The two companies said today that together they are developing a new browser engine for Android and the ARM architecture. Called Servo, the engine will be written in Mozilla’s new Rust programming language, optimized for multi-core computing and, in the words of Mozilla CTO Brendan Eich, designed to cast aside “old assumptions” about how a browser engine should work.
An interesting project, but a more interesting alliance. What is Samsung, the world’s largest manufacturer of mobile devices running Google’s Android OS, doing collaborating on a mobile Web browser with Mozilla, which in case you’d forgotten is also hard at work on a mobile operating system? Samsung shipped 215.8 million handsets last year, and pretty much all of them ran Android. And with them it captured nearly 40 percent of the global market for smartphones, according to IDC. Given that, why is Samsung bothering with Servo, an alternative to Android’s built-in browser and Google’s Chrome?
The most likely explanation: This is one more hedge against the company’s big bet on Android. It’s no secret that Samsung’s dominance of the Android device market is straining the company’s relationship with Google. And the company’s heavy reliance on Android could become problematic once Google starts really leveraging its Motorola Mobility acquisition. As much as Android has been a winning platform for Samsung, it’s also a vulnerability.

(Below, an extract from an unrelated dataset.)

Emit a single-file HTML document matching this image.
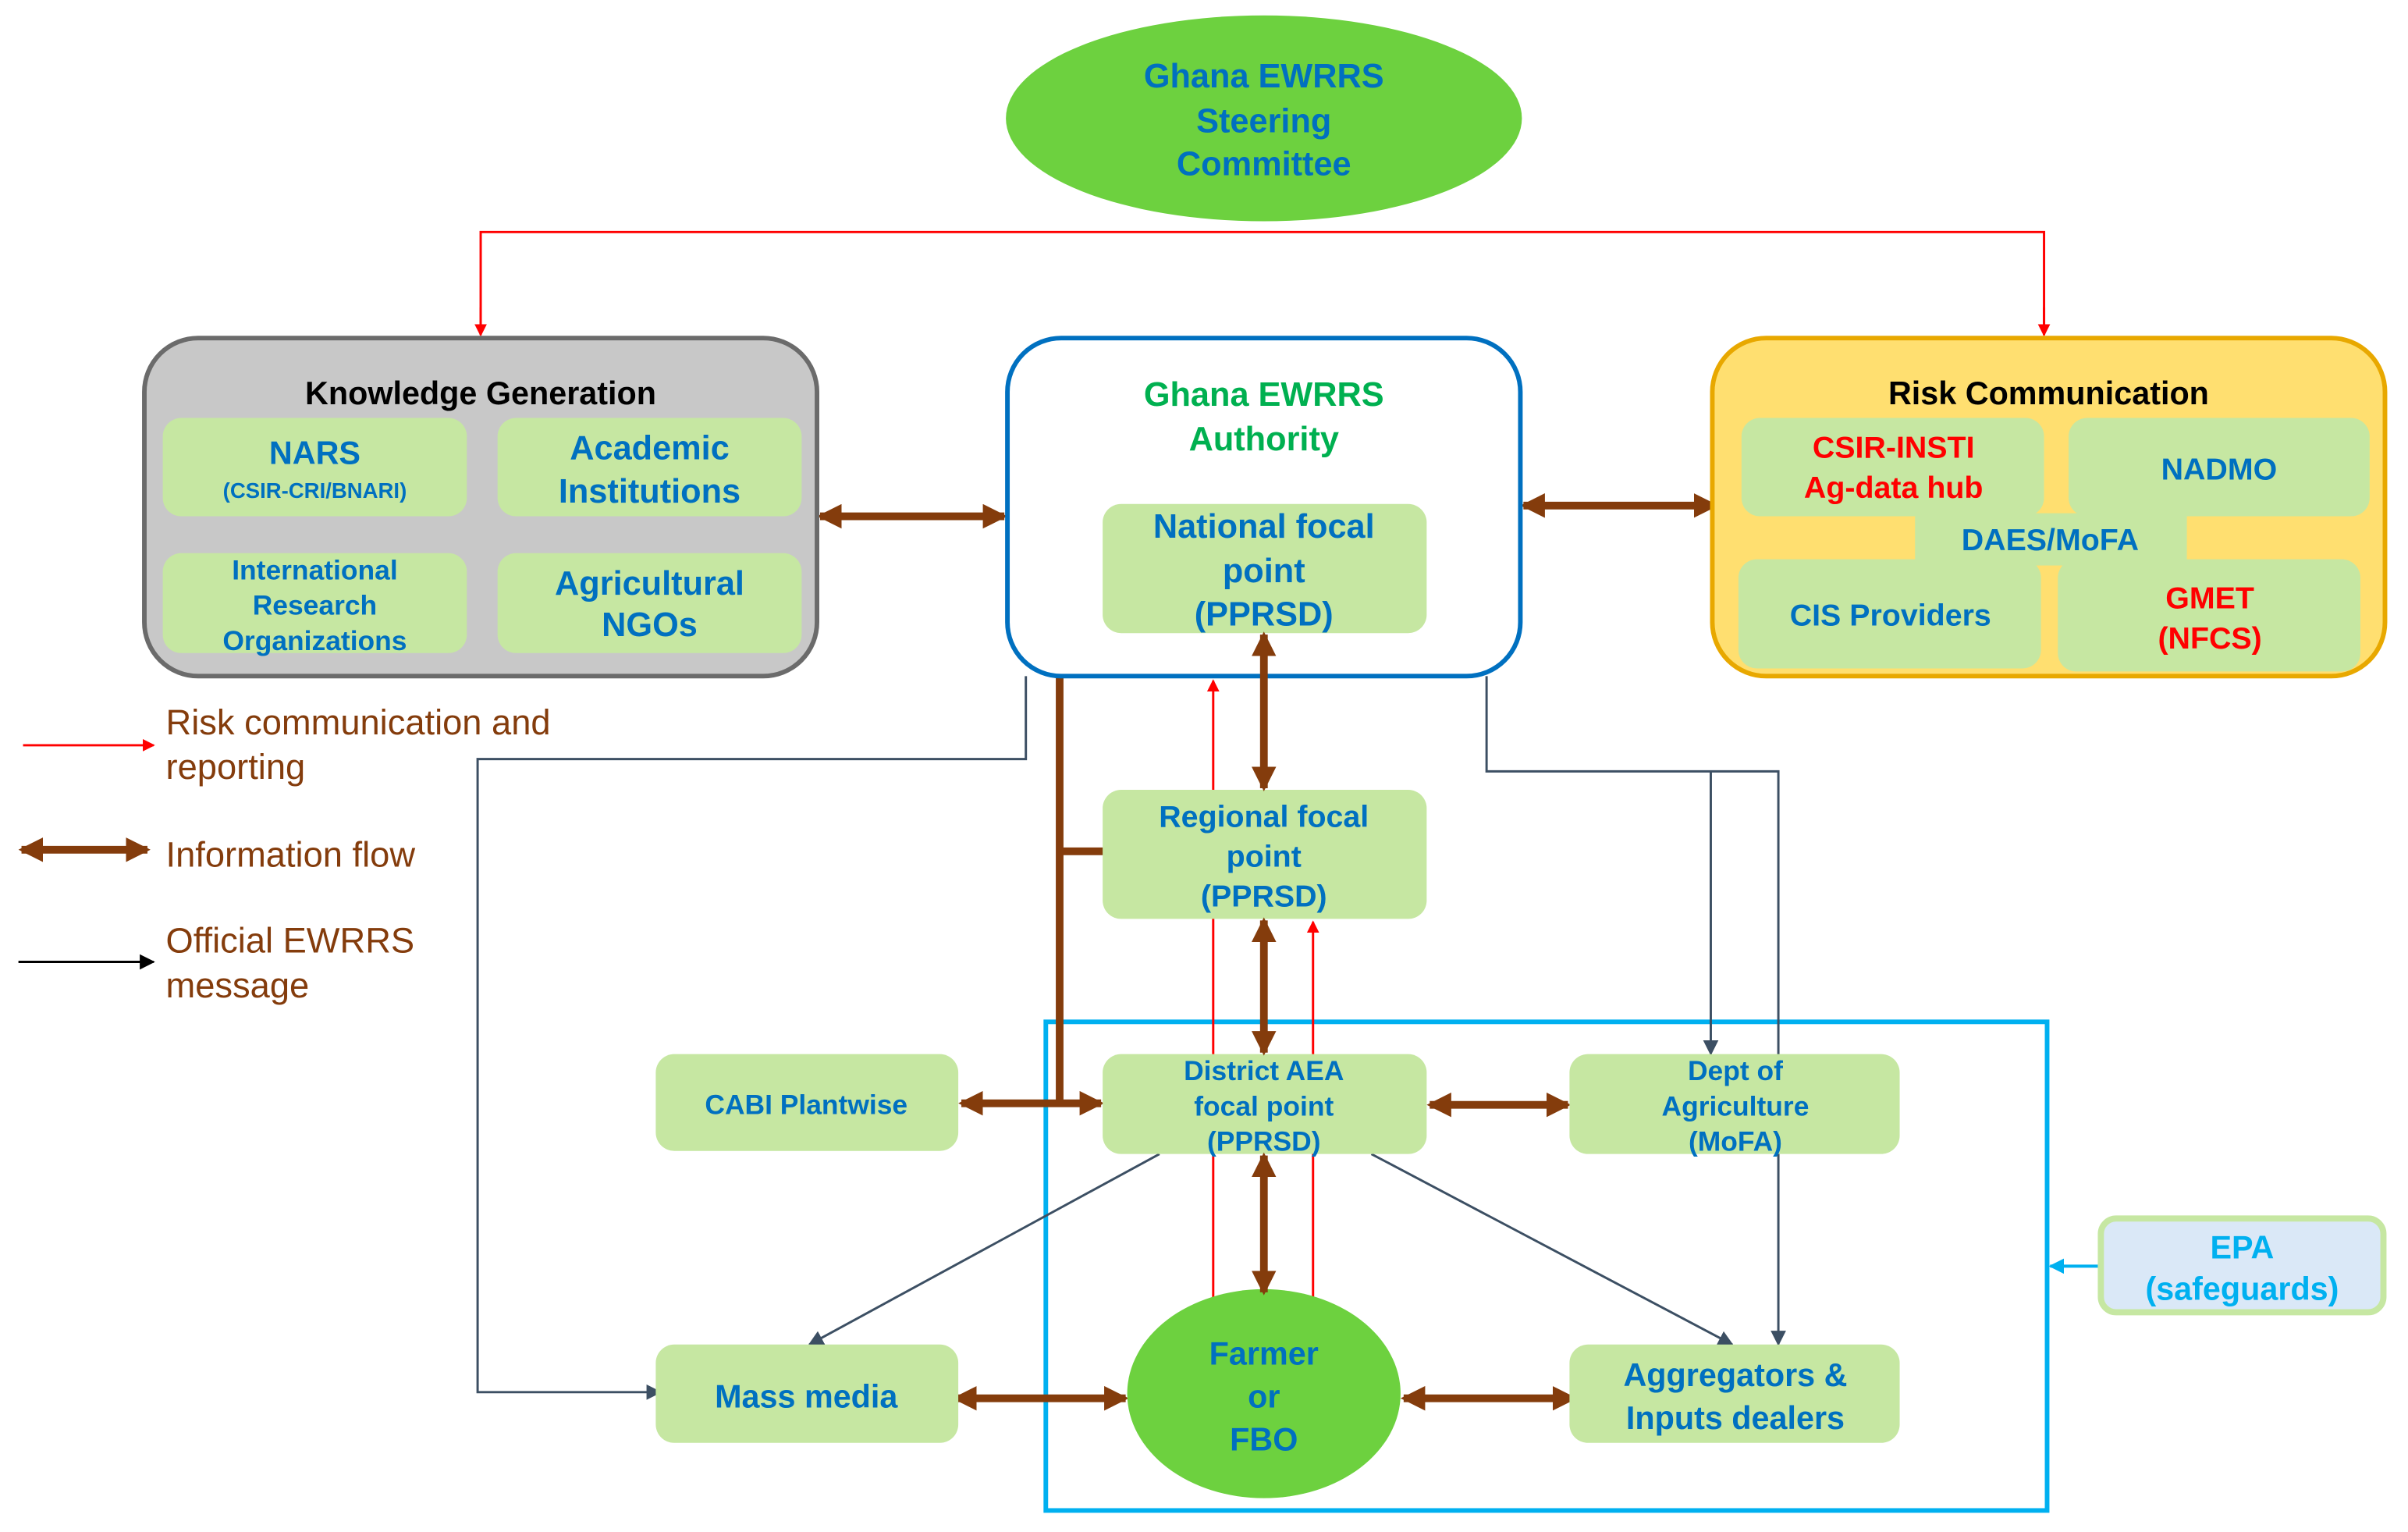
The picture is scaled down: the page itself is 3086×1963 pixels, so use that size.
<!DOCTYPE html>
<html><head><meta charset="utf-8"><style>
html,body{margin:0;padding:0;background:#fff}
svg{display:block}
text{font-family:"Liberation Sans",Arial,sans-serif;font-weight:bold}
</style></head><body>
<svg width="3086" height="1963" viewBox="0 0 1568 997" preserveAspectRatio="none" xmlns="http://www.w3.org/2000/svg">
<defs>
<marker id="ar" markerWidth="8" markerHeight="8" refX="7" refY="4" orient="auto" markerUnits="userSpaceOnUse"><path d="M0,0 L8,4 L0,8 z" fill="#ff0000"/></marker>
<marker id="ad" markerWidth="10" markerHeight="10" refX="9" refY="5" orient="auto" markerUnits="userSpaceOnUse"><path d="M0,0 L10,5 L0,10 z" fill="#3c4f63"/></marker>
<marker id="ak" markerWidth="10" markerHeight="10" refX="9" refY="5" orient="auto" markerUnits="userSpaceOnUse"><path d="M0,0 L10,5 L0,10 z" fill="#000"/></marker>
<marker id="ac" markerWidth="10" markerHeight="10" refX="9" refY="5" orient="auto" markerUnits="userSpaceOnUse"><path d="M0,0 L10,5 L0,10 z" fill="#00b0f0"/></marker>
<marker id="ab" markerWidth="16" markerHeight="16" refX="14" refY="8" orient="auto-start-reverse" markerUnits="userSpaceOnUse"><path d="M0,0 L16,8 L0,16 z" fill="#843c0c"/></marker>
</defs>

<ellipse cx="823" cy="77" rx="168" ry="67" fill="#6dd13f"/>
<g fill="#0070c0" font-size="22" text-anchor="middle">
<text x="823" y="57">Ghana EWRRS</text><text x="823" y="86">Steering</text><text x="823" y="114">Committee</text></g>

<polyline points="313,218 313,151 1331,151 1331,218" fill="none" stroke="#ff0000" stroke-width="1.5"/>
<line x1="313" y1="200" x2="313" y2="218" stroke="#ff0000" stroke-width="1.5" marker-end="url(#ar)"/>
<line x1="1331" y1="200" x2="1331" y2="218" stroke="#ff0000" stroke-width="1.5" marker-end="url(#ar)"/>

<rect x="681" y="665" width="652" height="318" fill="none" stroke="#00b0f0" stroke-width="3"/>

<g fill="none" stroke="#3c4f63" stroke-width="1.5">
<polyline points="668,440 668,494 311,494 311,906 430,906" marker-end="url(#ad)"/>
<polyline points="968,440 968,502 1158,502 1158,875" marker-end="url(#ad)"/>
<polyline points="1114,502 1114,686" marker-end="url(#ad)"/>
<line x1="755" y1="751" x2="527" y2="875" marker-end="url(#ad)"/>
<line x1="893" y1="751" x2="1128" y2="875" marker-end="url(#ad)"/>
</g>

<line x1="790" y1="845" x2="790" y2="443" stroke="#ff0000" stroke-width="1.5" marker-end="url(#ar)"/>
<line x1="855" y1="845" x2="855" y2="600" stroke="#ff0000" stroke-width="1.5" marker-end="url(#ar)"/>

<g stroke="#843c0c" stroke-width="5" fill="none">
<line x1="690" y1="440" x2="690" y2="718"/>
<line x1="690" y1="554" x2="722" y2="554"/>
<line x1="534" y1="336" x2="654" y2="336" marker-start="url(#ab)" marker-end="url(#ab)"/>
<line x1="992" y1="329" x2="1117" y2="329" marker-start="url(#ab)" marker-end="url(#ab)"/>
<line x1="626" y1="718" x2="717" y2="718" marker-start="url(#ab)" marker-end="url(#ab)"/>
<line x1="931" y1="719" x2="1021" y2="719" marker-start="url(#ab)" marker-end="url(#ab)"/>
<line x1="622" y1="910" x2="733" y2="910" marker-start="url(#ab)" marker-end="url(#ab)"/>
<line x1="914" y1="910" x2="1025" y2="910" marker-start="url(#ab)" marker-end="url(#ab)"/>
<line x1="14" y1="553" x2="96" y2="553" marker-start="url(#ab)" marker-end="url(#ab)"/>
</g>

<rect x="94" y="220" width="438" height="220" rx="35" fill="#c8c8c8" stroke="#6b6b6b" stroke-width="3"/>
<text x="313" y="263" font-size="21" text-anchor="middle" fill="#000">Knowledge Generation</text>
<g fill="#c6e7a2"><rect x="106" y="272" width="198" height="64" rx="12"/><rect x="324" y="272" width="198" height="64" rx="12"/><rect x="106" y="360" width="198" height="65" rx="12"/><rect x="324" y="360" width="198" height="65" rx="12"/></g>
<g fill="#0070c0" text-anchor="middle">
<text x="205" y="302" font-size="21">NARS</text><text x="205" y="324" font-size="14">(CSIR-CRI/BNARI)</text>
<text x="423" y="299" font-size="22">Academic</text><text x="423" y="327" font-size="22">Institutions</text>
<text x="205" y="377" font-size="18">International</text><text x="205" y="400" font-size="18">Research</text><text x="205" y="423" font-size="18">Organizations</text>
<text x="423" y="387" font-size="22">Agricultural</text><text x="423" y="414" font-size="22">NGOs</text>
</g>

<rect x="656" y="220" width="334" height="220" rx="35" fill="#fff" stroke="#0070c0" stroke-width="3"/>
<text x="823" y="264" font-size="22" text-anchor="middle" fill="#00b050">Ghana EWRRS</text>
<text x="823" y="293" font-size="22" text-anchor="middle" fill="#00b050">Authority</text>
<rect x="718" y="328" width="211" height="84" rx="12" fill="#c6e7a2"/>
<g fill="#0070c0" text-anchor="middle" font-size="22"><text x="823" y="350">National focal</text><text x="823" y="379">point</text><text x="823" y="407">(PPRSD)</text></g>

<rect x="1115" y="220" width="438" height="220" rx="35" fill="#ffdf70" stroke="#e8a800" stroke-width="3"/>
<text x="1334" y="263" font-size="21" text-anchor="middle" fill="#000">Risk Communication</text>
<g fill="#c6e7a2"><rect x="1134" y="272" width="197" height="64" rx="12"/><rect x="1347" y="272" width="196" height="64" rx="12"/><rect x="1247" y="334" width="177" height="34"/><rect x="1132" y="364" width="197" height="71" rx="12"/><rect x="1340" y="364" width="197" height="73" rx="12"/></g>
<g text-anchor="middle" font-size="20">
<text x="1233" y="298" fill="#ff0000">CSIR-INSTI</text><text x="1233" y="324" fill="#ff0000">Ag-data hub</text>
<text x="1445" y="312" fill="#0070c0">NADMO</text>
<text x="1335" y="358" fill="#0070c0">DAES/MoFA</text>
<text x="1231" y="407" fill="#0070c0">CIS Providers</text>
<text x="1439" y="396" fill="#ff0000">GMET</text><text x="1439" y="422" fill="#ff0000">(NFCS)</text>
</g>

<line x1="15" y1="485" x2="100" y2="485" stroke="#ff0000" stroke-width="1.5" marker-end="url(#ar)"/>
<line x1="12" y1="626" x2="100" y2="626" stroke="#000" stroke-width="1.5" marker-end="url(#ak)"/>
<g fill="#843c0c" font-size="23">
<text x="108" y="478" style="font-weight:normal">Risk communication and</text><text x="108" y="507" style="font-weight:normal">reporting</text>
<text x="108" y="564" style="font-weight:normal">Information flow</text>
<text x="108" y="620" style="font-weight:normal">Official EWRRS</text><text x="108" y="649" style="font-weight:normal">message</text>
</g>

<g fill="#c6e7a2">
<rect x="718" y="514" width="211" height="84" rx="12"/>
<rect x="718" y="686" width="211" height="65" rx="12"/>
<rect x="427" y="686" width="197" height="63" rx="12"/>
<rect x="1022" y="686" width="215" height="65" rx="12"/>
<rect x="427" y="875" width="197" height="64" rx="12"/>
<rect x="1022" y="875" width="215" height="64" rx="12"/>
</g>
<ellipse cx="823" cy="907" rx="89" ry="68" fill="#6dd13f"/>
<rect x="1368" y="793" width="184" height="61" rx="10" fill="#dae8f7" stroke="#c6e7a2" stroke-width="4"/>
<line x1="1366" y1="824" x2="1335" y2="824" stroke="#00b0f0" stroke-width="2" marker-end="url(#ac)"/>

<g stroke="#843c0c" stroke-width="5" fill="none">
<line x1="823" y1="413" x2="823" y2="513" marker-start="url(#ab)" marker-end="url(#ab)"/>
<line x1="823" y1="599" x2="823" y2="685" marker-start="url(#ab)" marker-end="url(#ab)"/>
<line x1="823" y1="752" x2="823" y2="841" marker-start="url(#ab)" marker-end="url(#ab)"/>
</g>

<g fill="#0070c0" text-anchor="middle">
<g font-size="20"><text x="823" y="538">Regional focal</text><text x="823" y="564">point</text><text x="823" y="590">(PPRSD)</text></g>
<g font-size="18"><text x="823" y="703">District AEA</text><text x="823" y="726">focal point</text><text x="823" y="749">(PPRSD)</text></g>
<text x="525" y="725" font-size="18">CABI Plantwise</text>
<g font-size="18"><text x="1130" y="703">Dept of</text><text x="1130" y="726">Agriculture</text><text x="1130" y="749">(MoFA)</text></g>
<text x="525" y="916" font-size="21">Mass media</text>
<g font-size="21"><text x="1130" y="902">Aggregators &amp;</text><text x="1130" y="930">Inputs dealers</text></g>
<g font-size="21"><text x="823" y="888">Farmer</text><text x="823" y="916">or</text><text x="823" y="944">FBO</text></g>
</g>
<g fill="#00b0f0" text-anchor="middle" font-size="21"><text x="1460" y="819">EPA</text><text x="1460" y="846">(safeguards)</text></g>
</svg>
</body></html>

With that in mind, the company has already begun diversifying away from Android by making devices powered by Microsoft’s Windows Phone OS and co-developing with Intel an entirely new mobile OS called Tizen. This new alliance with Mozilla is just an expansion of that effort.
“Samsung’s partnership with Mozilla … diversifies Samsung’s reliance, at least as much as possible, on Android,” Rajeev Chand, managing director at boutique investment bank Rutberg & Co., told AllThingsD. “Samsung continues to have a strategic weakness in its reliance on an ecosystem that the company does not own.”